SET EXERCISE - Starting at the top of the listing, extract every line up to and including the one with "const TERR = '#1b6a40', NW". Pictures stay out of the copy.

SUPPLIED DATA -

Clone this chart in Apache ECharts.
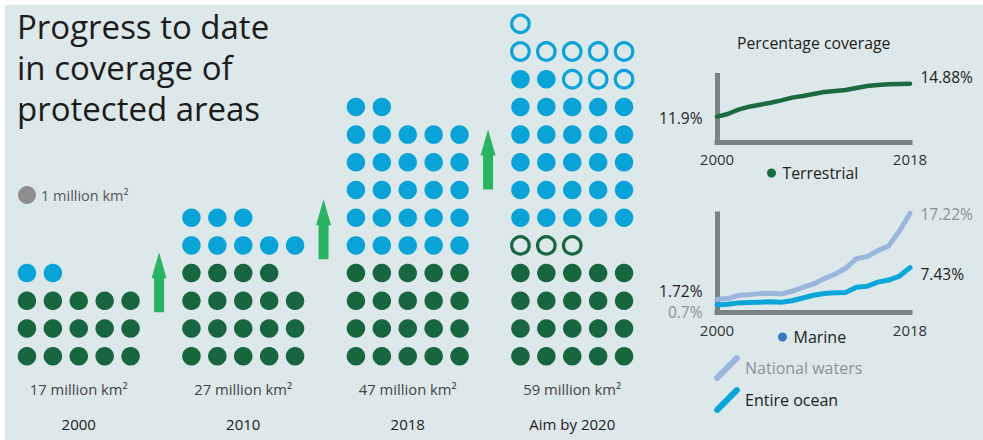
<!DOCTYPE html>
<html><head><meta charset="utf-8">
<script src="https://cdn.jsdelivr.net/npm/echarts@6/dist/echarts.min.js"></script>
<style>html,body{margin:0;padding:0;background:#fff}#chart{width:983px;height:440px}</style>
</head><body><div id="chart"></div>
<script>
// ---------------- data ----------------
const groups = ['2000', '2010', '2018', 'Aim by 2020'];
const areaLabels = ['17 million km²', '27 million km²', '47 million km²', '59 million km²'];
const terrestrialDots = [15, 19, 20, 20];
const terrestrialTargetDots = [0, 0, 0, 3];
const marineDots = [2, 8, 27, 27];
const marineTargetDots = [0, 0, 0, 9];

const years = [2000, 2001, 2002, 2003, 2004, 2005, 2006, 2007, 2008, 2009, 2010, 2011, 2012, 2013, 2014, 2015, 2016, 2017, 2018];
const terrestrialPct = [11.9, 12.14, 12.53, 12.80, 12.98, 13.16, 13.37, 13.62, 13.77, 13.95, 14.13, 14.22, 14.31, 14.49, 14.67, 14.76, 14.82, 14.85, 14.88];
const nationalWatersPct = [1.72, 1.84, 2.44, 2.56, 2.74, 2.80, 2.68, 3.16, 3.88, 4.48, 5.44, 6.22, 7.30, 9.05, 9.41, 10.49, 11.33, 13.97, 17.22];
const entireOceanPct = [0.70, 0.82, 1.07, 1.14, 1.20, 1.26, 1.20, 1.45, 1.95, 2.44, 2.76, 2.88, 2.94, 3.88, 4.06, 4.81, 5.19, 5.87, 7.43];

// ---------------- layout / style ----------------
const PER_ROW = 5;
const GROUP_STEP = 6.35;
const arrowLevels = [2.67, 4.58, 7.1];
const FONT = 'Open Sans';
const GREEN = '#176640', BLUE = '#0aa3d7', ARROW = '#28b463';
const AXIS = '#7b8283', DARK = '#222', GREY = '#8a9396';
const TERR = '#1b6a40', NW = '#9bb6dd', EO = '#0aa6d9';

function buildDots() {
  const out = { tf: [], to: [], mf: [], mo: [] };
  groups.forEach((g, gi) => {
    let idx = 0;
    const put = (arr, n) => {
      for (let k = 0; k < n; k++, idx++) arr.push([gi * GROUP_STEP + idx % PER_ROW, Math.floor(idx / PER_ROW)]);
    };
    put(out.tf, terrestrialDots[gi]);
    put(out.to, terrestrialTargetDots[gi]);
    idx = Math.ceil(idx / PER_ROW) * PER_ROW;
    put(out.mf, marineDots[gi]);
    put(out.mo, marineTargetDots[gi]);
  });
  return out;
}
const dots = buildDots();
const arrows = arrowLevels.map((lv, i) => [i * GROUP_STEP + PER_ROW + 0.1, lv]);

function lineData(vals, firstLabel, lastLabel) {
  return years.map((y, i) => {
    const d = { value: [y, vals[i]] };
    if (i === 0 && firstLabel) d.label = firstLabel;
    if (i === years.length - 1 && lastLabel) d.label = lastLabel;
    return d;
  });
}
const pctFmt = p => p.value[1] + '%';
function lbl(pos, color, offset, dist) {
  return { show: true, position: pos, distance: dist, offset: offset, formatter: pctFmt,
           color: color, fontSize: 15.5, fontFamily: FONT };
}

const diagIcon = 'path://M1.9,20.9 L21.9,0.9 A3,3 0 0 1 26.1,5.1 L6.1,25.1 A3,3 0 0 1 1.9,20.9 Z';
const arrowIcon = 'path://M7.5,0 L15,26 L12.5,26 L12.5,60 L2.5,60 L2.5,26 L0,26 Z';

const chart = echarts.init(document.getElementById('chart'), null, { renderer: 'svg' });
const hiddenY = (min, max, show) => ({
  type: 'value', min: min, max: max,
  axisLine: { show: !!show, lineStyle: { color: AXIS, width: 5, cap: 'square' } },
  axisTick: { show: false }, axisLabel: { show: false }, splitLine: { show: false }
});
const smallX = (gi, margin) => ({
  type: 'value', gridIndex: gi, min: 2000, max: 2018,
  axisLine: { show: true, onZero: false, lineStyle: { color: AXIS, width: 5, cap: 'square' } },
  axisTick: { show: false }, splitLine: { show: false },
  axisLabel: { customValues: [2000, 2018], margin: margin, fontSize: 15, color: '#333', fontFamily: FONT,
               formatter: v => String(v) }
});
const lineSeries = (name, color, width, xi, vals, first, last) => ({
  type: 'line', name: name, xAxisIndex: xi, yAxisIndex: xi, silent: true, clip: false,
  symbol: 'circle', symbolSize: 1, showSymbol: true, showAllSymbol: true,
  color: color, itemStyle: { color: color, opacity: 1 },
  lineStyle: { width: width, color: color, cap: 'round', join: 'round' },
  emphasis: { disabled: true },
  data: lineData(vals, first, last)
});

chart.setOption({
  animation: false,
  backgroundColor: '#dde8ea',
  textStyle: { fontFamily: FONT },
  graphic: [
    { type: 'rect', shape: { x: 0, y: 0, width: 983, height: 5 }, style: { fill: '#fff' }, silent: true },
    { type: 'rect', shape: { x: 0, y: 0, width: 5, height: 440 }, style: { fill: '#fff' }, silent: true }
  ],
  title: [
    { text: 'Progress to date\nin coverage of\nprotected areas', left: 17, top: 6, padding: 0,
      textStyle: { fontSize: 33, lineHeight: 41, fontWeight: 'normal', color: '#1c1c1c', fontFamily: FONT } },
    { text: 'Percentage coverage', left: 737, top: 34, padding: 0,
      textStyle: { fontSize: 15.8, lineHeight: 18, fontWeight: 'normal', color: DARK, fontFamily: FONT } }
  ],
  legend: [
    { data: ['1 million km²'], left: 18, top: 186, padding: 0, icon: 'circle', itemWidth: 18, itemHeight: 18,
      selectedMode: false, textStyle: { fontSize: 14.5, color: '#555', fontFamily: FONT } },
    { data: ['Terrestrial'], left: 767, top: 165, padding: 0, icon: 'circle', itemWidth: 12, itemHeight: 9,
      selectedMode: false, itemStyle: { borderWidth: 0 }, textStyle: { fontSize: 15.8, color: DARK, fontFamily: FONT } },
    { data: ['Marine'], left: 778, top: 329, padding: 0, icon: 'circle', itemWidth: 12, itemHeight: 9,
      selectedMode: false, itemStyle: { borderWidth: 0 }, textStyle: { fontSize: 16, color: DARK, fontFamily: FONT } },
    { data: [ { name: 'National waters', textStyle: { color: GREY } }, { name: 'Entire ocean', textStyle: { color: DARK } } ],
      orient: 'vertical', left: 714, top: 355, padding: 0, icon: diagIcon, itemWidth: 26, itemHeight: 26, itemGap: 6,
      selectedMode: false, itemStyle: { borderWidth: 0 }, textStyle: { fontSize: 16, fontFamily: FONT } }
  ],
  grid: [
    { left: 14, width: 623, top: 10, height: 360 },
    { left: 717, width: 193, top: 75.5, height: 66.5 },
    { left: 717, width: 193, top: 214, height: 98.5 }
  ],
  xAxis: [
    { type: 'value', gridIndex: 0, min: -0.5, max: 3 * GROUP_STEP + PER_ROW - 0.5,
      axisLine: { show: false }, axisTick: { show: false }, splitLine: { show: false },
      axisLabel: {
        customValues: groups.map((g, i) => i * GROUP_STEP + 2), margin: 1,
        formatter: v => { const i = Math.round((v - 2) / GROUP_STEP); return '{a|' + areaLabels[i] + '}\n{b|' + groups[i] + '}'; },
        rich: { a: { fontSize: 14.8, color: '#444', lineHeight: 35, fontFamily: FONT },
                b: { fontSize: 15, color: DARK, lineHeight: 35, fontFamily: FONT } }
      } },
    smallX(1, 9),
    smallX(2, 9.5)
  ],
  yAxis: [
    Object.assign(hiddenY(-0.5, 12.5, false), { gridIndex: 0 }),
    Object.assign(hiddenY(9.61, 15.62, true), { gridIndex: 1 }),
    Object.assign(hiddenY(-0.66, 17.08, true), { gridIndex: 2 })
  ],
  series: [
    { type: 'scatter', name: 'tf', silent: true, symbolSize: 18.5, itemStyle: { color: GREEN, opacity: 1 }, data: dots.tf },
    { type: 'scatter', name: 'to', silent: true, symbolSize: 17.5,
      itemStyle: { color: 'rgba(0,0,0,0)', borderColor: GREEN, borderWidth: 3.2, opacity: 1 }, data: dots.to },
    { type: 'scatter', name: 'mf', silent: true, symbolSize: 18.5, itemStyle: { color: BLUE, opacity: 1 }, data: dots.mf },
    { type: 'scatter', name: 'mo', silent: true, symbolSize: 17.5,
      itemStyle: { color: 'rgba(0,0,0,0)', borderColor: BLUE, borderWidth: 3.2, opacity: 1 }, data: dots.mo },
    { type: 'scatter', name: 'arrows', silent: true, symbol: arrowIcon, symbolSize: [15, 60],
      itemStyle: { color: ARROW, opacity: 1 }, data: arrows },
    { type: 'scatter', name: '1 million km²', silent: true, itemStyle: { color: '#8e8e8e', opacity: 1 }, data: [] },
    { type: 'scatter', name: 'Marine', silent: true, itemStyle: { color: '#3b78c4', opacity: 1 }, data: [] },
    lineSeries('Terrestrial', TERR, 4.5, 1, terrestrialPct,
      lbl('left', DARK, [0, 1], 14), lbl('right', DARK, [0, -7], 10)),
    lineSeries('National waters', NW, 5, 2, nationalWatersPct,
      lbl('left', DARK, [0, -8], 14), lbl('right', GREY, [0, 1], 10)),
    lineSeries('Entire ocean', EO, 5, 2, entireOceanPct,
      lbl('left', GREY, [0, 7], 14), lbl('right', DARK, [0, 6], 10))
  ]
});
</script></body></html>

TASK RESPONSE -
Clone this chart in Apache ECharts.
<!DOCTYPE html>
<html><head><meta charset="utf-8">
<script src="https://cdn.jsdelivr.net/npm/echarts@6/dist/echarts.min.js"></script>
<style>html,body{margin:0;padding:0;background:#fff}#chart{width:983px;height:440px}</style>
</head><body><div id="chart"></div>
<script>
// ---------------- data ----------------
const groups = ['2000', '2010', '2018', 'Aim by 2020'];
const areaLabels = ['17 million km²', '27 million km²', '47 million km²', '59 million km²'];
const terrestrialDots = [15, 19, 20, 20];
const terrestrialTargetDots = [0, 0, 0, 3];
const marineDots = [2, 8, 27, 27];
const marineTargetDots = [0, 0, 0, 9];

const years = [2000, 2001, 2002, 2003, 2004, 2005, 2006, 2007, 2008, 2009, 2010, 2011, 2012, 2013, 2014, 2015, 2016, 2017, 2018];
const terrestrialPct = [11.9, 12.14, 12.53, 12.80, 12.98, 13.16, 13.37, 13.62, 13.77, 13.95, 14.13, 14.22, 14.31, 14.49, 14.67, 14.76, 14.82, 14.85, 14.88];
const nationalWatersPct = [1.72, 1.84, 2.44, 2.56, 2.74, 2.80, 2.68, 3.16, 3.88, 4.48, 5.44, 6.22, 7.30, 9.05, 9.41, 10.49, 11.33, 13.97, 17.22];
const entireOceanPct = [0.70, 0.82, 1.07, 1.14, 1.20, 1.26, 1.20, 1.45, 1.95, 2.44, 2.76, 2.88, 2.94, 3.88, 4.06, 4.81, 5.19, 5.87, 7.43];

// ---------------- layout / style ----------------
const PER_ROW = 5;
const GROUP_STEP = 6.35;
const arrowLevels = [2.67, 4.58, 7.1];
const FONT = 'Open Sans';
const GREEN = '#176640', BLUE = '#0aa3d7', ARROW = '#28b463';
const AXIS = '#7b8283', DARK = '#222', GREY = '#8a9396';
const TERR = '#1b6a40', NW = '#9bb6dd', EO = '#0aa6d9';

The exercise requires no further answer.